Le trafic d'œuvres d'art a trop longtemps sali le monde de l'art et de la culture

Le démantèlement ces dernières semaines d'un vaste réseau illégal de trafic d'antiquités du Proche et du Moyen-Orient, impliquant des figures de l'archéologie et du monde muséal, nous a tous choqués. Nous devons apprendre de nos erreurs, modifier les conditions qui ont permis de tels abus, et préparer l'avenir du monde de l'art !

Plusieurs personnalités de l’archéologie et du commerce de l’art ont été arrêtées et placées en garde à vue dans le cadre d’une enquête ouverte dès 2018 par l'Office central de lutte contre le trafic de biens culturels (OCBC). Une partie d’entre elles avait occupé des postes importants, notamment au Musée du Louvre, tandis que d’autres étaient des galeristes reconnus à Paris. Il nous faut, pour tenter de comprendre cette situation, revenir aux sources et aux lieux de création des œuvres concernées : le Proche et le Moyen-Orient. 

Un vaste trafic permis par la situation géopolitique au Moyen-Orient et l’économie du monde de l’art

Des centaines d’objets parfois très anciens sont concernés. Ils ont été volés et revendus pendant les années très instables des « Printemps Arabes ». C’est dans ces moments de tension que les pillards de musée ou des réseaux corrompus ont laissé partir des œuvres parfois uniques – un sarcophage égyptien notamment – vers d’autres régions du monde, avant de multiplier les reventes. 

De cette manière, les pillages et destructions réalisées par l’État Islamique durant son règne meurtrier sur une grande partie du Proche-Orient ont constitué un triste terreau à cette affaire. La nécessité de sauver des œuvres de l’instabilité politique, du fondamentalisme islamique ou des risques physiques de la guerre, a parfois justifié ces trafics et ces « voyages » d’œuvres entre pays. La protection des sites archéologiques uniques de notre planète doit donc être mieux assurée, et il convient pour cela de les considérer comme des zones stratégiques à défendre, au même titre que certaines bases pétrolières ou certaines frontières. L’action internationale des armées françaises les rend particulièrement pertinentes pour participer à ce type d’actions. Plus généralement, les Etats doivent vigoureusement mettre en œuvre la convention UNESCO de La Haye de 1956 visant justement à protéger le patrimoine en temps de conflits armés. 

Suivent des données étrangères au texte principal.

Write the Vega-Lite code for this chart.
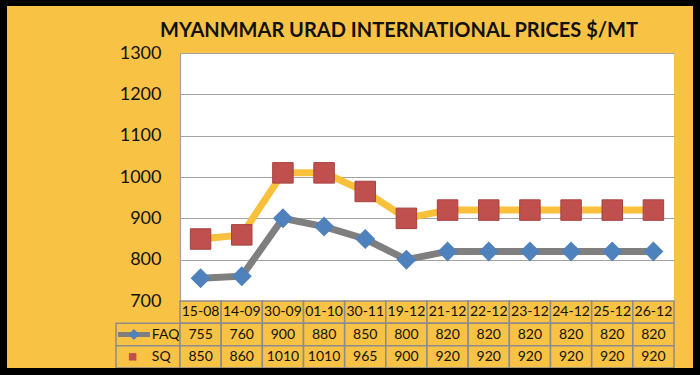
{
  "$schema": "https://vega.github.io/schema/vega-lite/v6.json",
  "background": "#F8C244",
  "padding": 0,
  "columns": 6,
  "spacing": 0,
  "bounds": "flush",
  "align": "each",
  "config": {"font": "Lato"},
  "datasets": {
    "prices": [
      {"date": "15-08", "FAQ": 755, "SQ": 850},
      {"date": "14-09", "FAQ": 760, "SQ": 860},
      {"date": "30-09", "FAQ": 900, "SQ": 1010},
      {"date": "01-10", "FAQ": 880, "SQ": 1010},
      {"date": "30-11", "FAQ": 850, "SQ": 965},
      {"date": "19-12", "FAQ": 800, "SQ": 900},
      {"date": "21-12", "FAQ": 820, "SQ": 920},
      {"date": "22-12", "FAQ": 820, "SQ": 920},
      {"date": "23-12", "FAQ": 820, "SQ": 920},
      {"date": "24-12", "FAQ": 820, "SQ": 920},
      {"date": "25-12", "FAQ": 820, "SQ": 920},
      {"date": "26-12", "FAQ": 820, "SQ": 920}
    ]
  },
  "concat": [
    {"width": 7, "height": 6, "view": {"fill": "#000000", "stroke": null}, "data": {"values": []}, "mark": "rect", "encoding": {}},
    {"width": 109, "height": 6, "view": {"fill": "#000000", "stroke": null}, "data": {"values": []}, "mark": "rect", "encoding": {}},
    {"width": 64, "height": 6, "view": {"fill": "#000000", "stroke": null}, "data": {"values": []}, "mark": "rect", "encoding": {}},
    {"width": 494, "height": 6, "view": {"fill": "#000000", "stroke": null}, "data": {"values": []}, "mark": "rect", "encoding": {}},
    {"width": 19, "height": 6, "view": {"fill": "#000000", "stroke": null}, "data": {"values": []}, "mark": "rect", "encoding": {}},
    {"width": 7, "height": 6, "view": {"fill": "#000000", "stroke": null}, "data": {"values": []}, "mark": "rect", "encoding": {}},

    {"width": 7, "height": 47, "view": {"fill": "#000000", "stroke": null}, "data": {"values": []}, "mark": "rect", "encoding": {}},
    {"width": 109, "height": 47, "view": {"stroke": null}, "data": {"values": []}, "mark": "rect", "encoding": {}},
    {"width": 64, "height": 47, "view": {"stroke": null}, "data": {"values": []}, "mark": "rect", "encoding": {}},
    {
      "width": 494, "height": 47,
      "view": {"stroke": null},
      "data": {"values": [{}]},
      "mark": {"type": "text", "text": "MYANMMAR URAD INTERNATIONAL PRICES $/MT", "font": "Lato", "fontWeight": "bold", "fontSize": 20, "color": "#111111", "align": "center", "baseline": "middle", "dx": -28, "dy": 1},
      "encoding": {}
    },
    {"width": 19, "height": 47, "view": {"stroke": null}, "data": {"values": []}, "mark": "rect", "encoding": {}},
    {"width": 7, "height": 47, "view": {"fill": "#000000", "stroke": null}, "data": {"values": []}, "mark": "rect", "encoding": {}},

    {"width": 7, "height": 248, "view": {"fill": "#000000", "stroke": null}, "data": {"values": []}, "mark": "rect", "encoding": {}},
    {"width": 109, "height": 248, "view": {"stroke": null}, "data": {"values": []}, "mark": "rect", "encoding": {}},
    {"width": 64, "height": 248, "view": {"stroke": null}, "data": {"values": []}, "mark": "rect", "encoding": {}},
    {
      "width": 494, "height": 248,
      "view": {"fill": "#FFFFFF", "stroke": null},
      "data": {"name": "prices"},
      "encoding": {
        "x": {"field": "date", "type": "ordinal", "sort": null, "scale": {"type": "point", "padding": 0.5}, "axis": null}
      },
      "layer": [
        {
          "mark": {"type": "line", "color": "#7F7F7F", "strokeWidth": 7},
          "encoding": {
            "y": {
              "field": "FAQ", "type": "quantitative", "title": null,
              "scale": {"domain": [700, 1300]},
              "axis": {
                "values": [700, 800, 900, 1000, 1100, 1200, 1300],
                "format": "d",
                "grid": true, "gridColor": "#A3A3A3", "gridWidth": 1.2,
                "domainColor": "#A3A3A3", "domainWidth": 1.2,
                "ticks": false,
                "labelFont": "Lato", "labelFontSize": 18, "labelColor": "#111111",
                "labelPadding": 19
              }
            }
          }
        },
        {
          "mark": {"type": "line", "color": "#F9C03C", "strokeWidth": 7},
          "encoding": {"y": {"field": "SQ", "type": "quantitative", "title": null}}
        },
        {
          "mark": {"type": "point", "shape": "diamond", "size": 400, "filled": true, "color": "#4F81BD", "opacity": 1},
          "encoding": {"y": {"field": "FAQ", "type": "quantitative", "title": null}}
        },
        {
          "mark": {"type": "point", "shape": "square", "size": 420, "filled": true, "color": "#C0504D", "stroke": "#A64240", "strokeWidth": 1, "opacity": 1},
          "encoding": {"y": {"field": "SQ", "type": "quantitative", "title": null}}
        }
      ]
    },
    {"width": 19, "height": 248, "view": {"stroke": null}, "data": {"values": []}, "mark": "rect", "encoding": {}},
    {"width": 7, "height": 248, "view": {"fill": "#000000", "stroke": null}, "data": {"values": []}, "mark": "rect", "encoding": {}},

    {"width": 7, "height": 67, "view": {"fill": "#000000", "stroke": null}, "data": {"values": []}, "mark": "rect", "encoding": {}},
    {"width": 109, "height": 67, "view": {"stroke": null}, "data": {"values": []}, "mark": "rect", "encoding": {}},
    {
      "width": 64, "height": 67,
      "view": {"stroke": null},
      "data": {"values": [{"row": "FAQ"}, {"row": "SQ"}]},
      "layer": [
        {
          "mark": {"type": "rect", "fill": "#F8C244", "stroke": "#8C8C8C", "strokeWidth": 1.5},
          "encoding": {
            "y": {"field": "row", "type": "nominal", "scale": {"type": "band", "domain": ["date", "FAQ", "SQ"], "paddingInner": 0, "paddingOuter": 0}, "axis": null}
          }
        },
        {
          "transform": [{"filter": "datum.row === 'FAQ'"}],
          "mark": {"type": "rule", "color": "#7F7F7F", "strokeWidth": 5},
          "encoding": {
            "y": {"field": "row", "type": "nominal", "bandPosition": 0.5},
            "x": {"datum": 0.03, "type": "quantitative", "scale": {"domain": [0, 1]}, "axis": null},
            "x2": {"datum": 0.53}
          }
        },
        {
          "transform": [{"filter": "datum.row === 'FAQ'"}],
          "mark": {"type": "point", "shape": "diamond", "size": 120, "filled": true, "color": "#4F81BD", "opacity": 1},
          "encoding": {
            "y": {"field": "row", "type": "nominal", "bandPosition": 0.5},
            "x": {"datum": 0.28, "type": "quantitative"}
          }
        },
        {
          "transform": [{"filter": "datum.row === 'SQ'"}],
          "mark": {"type": "point", "shape": "square", "size": 56, "filled": true, "color": "#C0504D", "opacity": 1},
          "encoding": {
            "y": {"field": "row", "type": "nominal", "bandPosition": 0.5},
            "x": {"datum": 0.26, "type": "quantitative"}
          }
        },
        {
          "mark": {"type": "text", "align": "left", "baseline": "middle", "font": "Lato", "fontSize": 14, "color": "#111111"},
          "encoding": {
            "y": {"field": "row", "type": "nominal", "bandPosition": 0.5},
            "x": {"datum": 0.56, "type": "quantitative"},
            "text": {"field": "row"}
          }
        }
      ]
    },
    {
      "width": 494, "height": 67,
      "view": {"stroke": null},
      "data": {"name": "prices"},
      "encoding": {
        "x": {"field": "date", "type": "nominal", "sort": null, "scale": {"type": "band", "paddingInner": 0, "paddingOuter": 0}, "axis": null}
      },
      "layer": [
        {
          "mark": {"type": "rect", "fill": "#F8C244", "stroke": "#8C8C8C", "strokeWidth": 1.5},
          "encoding": {
            "y": {"datum": "date", "type": "nominal", "scale": {"type": "band", "domain": ["date", "FAQ", "SQ"], "paddingInner": 0, "paddingOuter": 0}, "axis": null}
          }
        },
        {
          "transform": [{"fold": ["FAQ", "SQ"]}],
          "mark": {"type": "rect", "fill": "#F8C244", "stroke": "#8C8C8C", "strokeWidth": 1.5},
          "encoding": {"y": {"field": "key", "type": "nominal"}}
        },
        {
          "mark": {"type": "text", "font": "Lato", "fontSize": 14, "color": "#111111", "baseline": "middle"},
          "encoding": {"y": {"datum": "date", "type": "nominal"}, "text": {"field": "date"}}
        },
        {
          "transform": [{"fold": ["FAQ", "SQ"]}],
          "mark": {"type": "text", "font": "Lato", "fontSize": 14, "color": "#111111", "baseline": "middle"},
          "encoding": {"y": {"field": "key", "type": "nominal"}, "text": {"field": "value", "type": "nominal"}}
        }
      ]
    },
    {"width": 19, "height": 67, "view": {"stroke": null}, "data": {"values": []}, "mark": "rect", "encoding": {}},
    {"width": 7, "height": 67, "view": {"fill": "#000000", "stroke": null}, "data": {"values": []}, "mark": "rect", "encoding": {}},

    {"width": 7, "height": 7, "view": {"fill": "#000000", "stroke": null}, "data": {"values": []}, "mark": "rect", "encoding": {}},
    {"width": 109, "height": 7, "view": {"fill": "#000000", "stroke": null}, "data": {"values": []}, "mark": "rect", "encoding": {}},
    {"width": 64, "height": 7, "view": {"fill": "#000000", "stroke": null}, "data": {"values": []}, "mark": "rect", "encoding": {}},
    {"width": 494, "height": 7, "view": {"fill": "#000000", "stroke": null}, "data": {"values": []}, "mark": "rect", "encoding": {}},
    {"width": 19, "height": 7, "view": {"fill": "#000000", "stroke": null}, "data": {"values": []}, "mark": "rect", "encoding": {}},
    {"width": 7, "height": 7, "view": {"fill": "#000000", "stroke": null}, "data": {"values": []}, "mark": "rect", "encoding": {}}
  ]
}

Si la circulation légale d’œuvres n’est bien sûr pas une faute, celle des œuvres pillées l’est en revanche clairement et l’opportunisme cynique avec lequel celles-ci sont trafiquées est particulièrement désolant. L’appât du gain sans grand risque de répression en est évidemment la principale cause.

Des leçons à tirer rapidement

La pression économique, les enjeux financiers de l’univers des ventes de biens culturels et les achats d’œuvres par certains collectionneurs et musées constituent aussi une première raison évidente. La concurrence est rude, et la nécessité d’assurer une mise en valeur digne de chacune de ces œuvres pousse à certaines extrémités. Les gestes à accomplir pour les prochains mois me semblent tout d’abord passer une coopération plus forte avec les pays de production ou de découverte des œuvres, pour laquelle la France dispose d’une compétence scientifique indéniable. La France peut aussi encourager ses partenaires à promouvoir la Convention de l’UNESCO de 1970 sur la lutte contre le trafic illicite des biens culturels tout comme la convention UNIDROIT de 1995 qui a introduit la notion de diligence requise sur les provenances.

Les services de douanes et de police à travers le monde doivent être mieux formés à cette criminalité et ils peuvent y être aidés par une révision et un renforcement des bases de données partagées via les services spécialisés d’Interpol, tout comme par le développement plus affirmé des listes rouges du Conseil International des Musées (ICOM) pour partager ex ante les typologies de œuvres qui sont trafiquées et bloquer les mouvements d’œuvres suspects. Enfin, on peut réfléchir à la création d’un parquet national culturel sur le modèle du parquet national financier, spécialisé dans ces faits et disposant de juges formés en matière culturelle pour assurer un meilleur suivi des affaires, également en mesure de dissuader certains esprits convaincus de leur capacité à échapper à la justice.

A tous ceux qui admirent les trésors archéologiques et les splendeurs artistiques de notre histoire partout dans le monde, n’oublions jamais que notre passion nous impose une cohérence d’esprit et un immense respect. A l’aune de ses valeurs universalistes mais aussi de son rayonnement militaire, la France endosse une responsabilité particulière pour porter haut la protection de l’art à travers le monde.